Surveys - Annual Bonus

2017.Jan  FW Cook's Top 250 Report re Annual Incentive Compensation. This 20-page report is rich with date, and begins with an executive summary quoted here:

  • Eighty-three percent of companies in the Top 250 use at least one specific financial measure to determine annual incentive payouts, of which 75% use two or more financial measures.
  • Non-financial measures (e.g. strategic and individual performance) are also common and are used as a stand-alone measure by 52% of companies with non-discretionary plans.
  • Profitability measures are not only the most prevalent annual incentive measures (utilized by 92% of companies with non-discretionary plans), but profitability measures also carry the heaviest weighting among the companies that use them (on average, comprise 59% of the weighting of annual incentive plans among those that use them).
  • Among companies with heads of business units reported in their proxy statements, the dominant practice is to emphasize corporate over business unit results for these officers.
  • Sixty-two percent of companies in the Top 250 provide a maximum annual incentive payout opportunity of 200% of target, with the remainder divided approximately equally above and below 200%.

2016.May Incentive Plan Practices.  This Steven Hall & Partners study provides 15 pages of data covering items such as fixed vs variable pay, types of incentives, performance targets, and long-term incentives.

2014.Feb   Private Company Short-term Awards -  for detailed survey results, see pages 11-18 of this world at work survey

2013.Nov.20  Survey: Annual Incentive Plans for Top Executives.  The survey results that Pearl Meyer & Partners has made available provide some interesting insights into the different approaches taken by private vs. public employers. For example, the annual incentive plans for public employers generally take a target-based approach, by a 3-to-1 multiple over formula-based pools and discretionary bonuses. By contrast, private employers use the latter approaches twice as often – indicating more heavy reliance on discretion (whether to divide a bonus pool or to make individualized awards). Interestingly, companies with revenues over $1 billion set maximum bonuses at 200% of target, while smaller companies imposed a 125% or 150% limit.

2013.July  Performance Measures in CEO Employment Agreements - Academic-mathematical study by Univ. of Texas Profs. Here is a sense of the study, drawn from its opening abstract:

  • “We document that net accruals-based measures (e.g., earnings) are used as the primary measures, supplemented with gross (sales) and cash flows measures (e.g., operating cash flows). Consistent with agency theory, cash flows measures are more useful for firms with more liquidity concerns and longer CEO employment horizons; and accounting returns (sales) are less (more) useful for growth firms. We also document significant time series variation in the choice of performance measures. The time series variation is driven by accounting underperformance in the previous year, as well as changes in firm fundamentals and CEO." 

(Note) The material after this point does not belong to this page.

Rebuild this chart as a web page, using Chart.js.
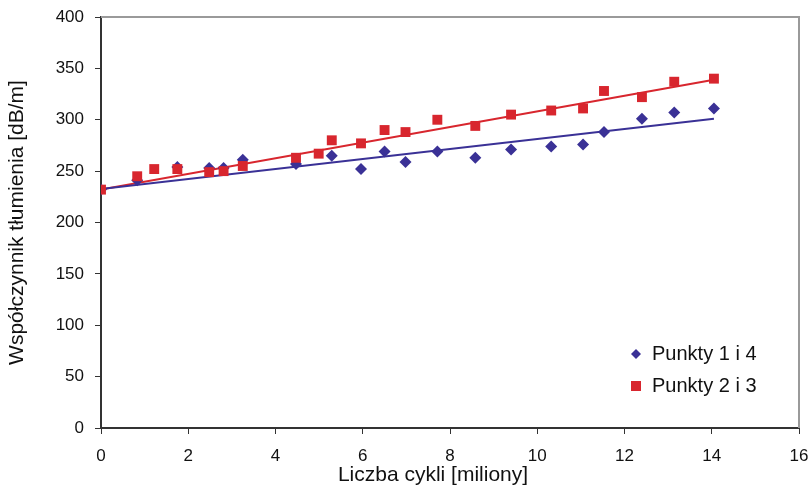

2013.May  Annual Performance Metrics - Number and Kind - see pages 13-16 of this Meridian Partners Report for excellent detailed data. Also see page 32 of this Kenexa report for a table titled "What are the predominant metric types used in CEO incentive plans in this fiscal year?" - with comparative information for short-term vs long-term incentive plans for CEOs. The frames that follow provide data indicating 46% of companies rely on internal performance measures with 19% relying exclusively on comparisons to peer performance, and with 35% considering both.  

2013.Jan  CFO Survey – Performance Bonus Targets – see this AICPA Report (comprehensive data from 2300+ participants), and this Grant Thornton report for a table (on page 7) listing the frequency of 16 different possible performance measures, and the extent of their usage from 2008 to 2012 in determining CFO compensation. 

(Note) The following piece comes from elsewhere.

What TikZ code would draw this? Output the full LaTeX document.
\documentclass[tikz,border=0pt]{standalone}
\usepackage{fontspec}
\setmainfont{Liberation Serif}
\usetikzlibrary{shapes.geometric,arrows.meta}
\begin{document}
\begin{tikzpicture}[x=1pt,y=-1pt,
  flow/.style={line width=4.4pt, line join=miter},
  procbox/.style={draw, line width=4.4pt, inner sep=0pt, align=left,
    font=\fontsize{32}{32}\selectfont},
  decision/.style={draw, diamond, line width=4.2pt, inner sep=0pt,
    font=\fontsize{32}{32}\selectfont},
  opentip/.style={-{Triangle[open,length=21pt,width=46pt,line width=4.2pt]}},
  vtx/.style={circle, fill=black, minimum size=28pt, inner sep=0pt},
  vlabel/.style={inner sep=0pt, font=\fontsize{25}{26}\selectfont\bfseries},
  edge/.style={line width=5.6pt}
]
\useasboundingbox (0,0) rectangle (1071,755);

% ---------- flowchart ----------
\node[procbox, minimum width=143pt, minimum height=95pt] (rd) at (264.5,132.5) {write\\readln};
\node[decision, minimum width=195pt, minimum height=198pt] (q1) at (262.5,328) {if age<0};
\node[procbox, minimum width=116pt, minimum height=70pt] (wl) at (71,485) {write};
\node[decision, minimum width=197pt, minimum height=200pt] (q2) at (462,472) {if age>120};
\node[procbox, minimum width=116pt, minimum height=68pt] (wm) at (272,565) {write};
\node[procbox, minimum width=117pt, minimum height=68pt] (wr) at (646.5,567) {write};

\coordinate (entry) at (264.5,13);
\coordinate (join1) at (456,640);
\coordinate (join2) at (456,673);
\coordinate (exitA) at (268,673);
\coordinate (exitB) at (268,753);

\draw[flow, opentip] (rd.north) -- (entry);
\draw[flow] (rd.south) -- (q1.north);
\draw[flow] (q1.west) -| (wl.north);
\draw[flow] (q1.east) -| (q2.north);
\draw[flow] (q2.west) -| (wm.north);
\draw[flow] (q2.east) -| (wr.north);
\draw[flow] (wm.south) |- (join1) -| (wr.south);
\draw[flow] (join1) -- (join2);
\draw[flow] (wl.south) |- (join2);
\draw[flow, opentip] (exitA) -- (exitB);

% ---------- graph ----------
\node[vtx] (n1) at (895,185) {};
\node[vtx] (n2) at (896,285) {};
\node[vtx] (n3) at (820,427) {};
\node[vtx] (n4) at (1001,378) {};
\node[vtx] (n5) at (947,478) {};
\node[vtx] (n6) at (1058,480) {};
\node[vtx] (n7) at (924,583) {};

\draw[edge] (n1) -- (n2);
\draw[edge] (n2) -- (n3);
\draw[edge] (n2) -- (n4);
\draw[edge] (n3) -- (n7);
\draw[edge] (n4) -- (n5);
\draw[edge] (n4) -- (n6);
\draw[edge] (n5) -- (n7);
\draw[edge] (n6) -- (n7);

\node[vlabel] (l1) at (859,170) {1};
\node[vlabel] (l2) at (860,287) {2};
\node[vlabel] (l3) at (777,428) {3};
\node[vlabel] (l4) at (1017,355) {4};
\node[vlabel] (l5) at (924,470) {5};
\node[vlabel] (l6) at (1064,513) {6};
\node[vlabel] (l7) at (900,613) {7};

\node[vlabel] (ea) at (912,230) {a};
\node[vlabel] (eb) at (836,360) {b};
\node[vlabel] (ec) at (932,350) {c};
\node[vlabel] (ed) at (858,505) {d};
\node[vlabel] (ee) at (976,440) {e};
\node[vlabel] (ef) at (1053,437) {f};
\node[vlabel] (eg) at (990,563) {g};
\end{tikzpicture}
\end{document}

2011.Oct.  Short-term and Long-term Performance Plans (survey of 200 S&P 500 public companies). James Reda's 30+ page report is comprehensive and includes the following findings (quoted loosely from the report):

  • TSR, EPS, income, and capital efficiency ratios were once again the most commonly used long-term incentive measures in 2010. Capital efficiency measures increased significantly from 31% of companies with LTIPs in 2009 to 41% in 2010.
  • 72% of STIPs included multiple performance measures in 2010, an increase from 70% in 2009 and 65% in 2008. 
  • 32% of STIPs included two measures, 24% included three measures, and another 15% used four or more performance measures.
  • Most companies with long-term incentive plans had either one (40%) or two (39%) performance measures. However there continues to be a shift to the use of more measures as the percentage of companies using only one measure declined (from 59% in 2008 to 40% in 2010). 
  • 73% of long term incentive plans with a relative performance measure used TSR in 2010. 68% of TSR targets were set at the 50th percentile of the comparator group or index.
  • Maximum payouts were most often capped at 200% of target for both short-term and long-term incentives (53% for STI and 56% for LTI).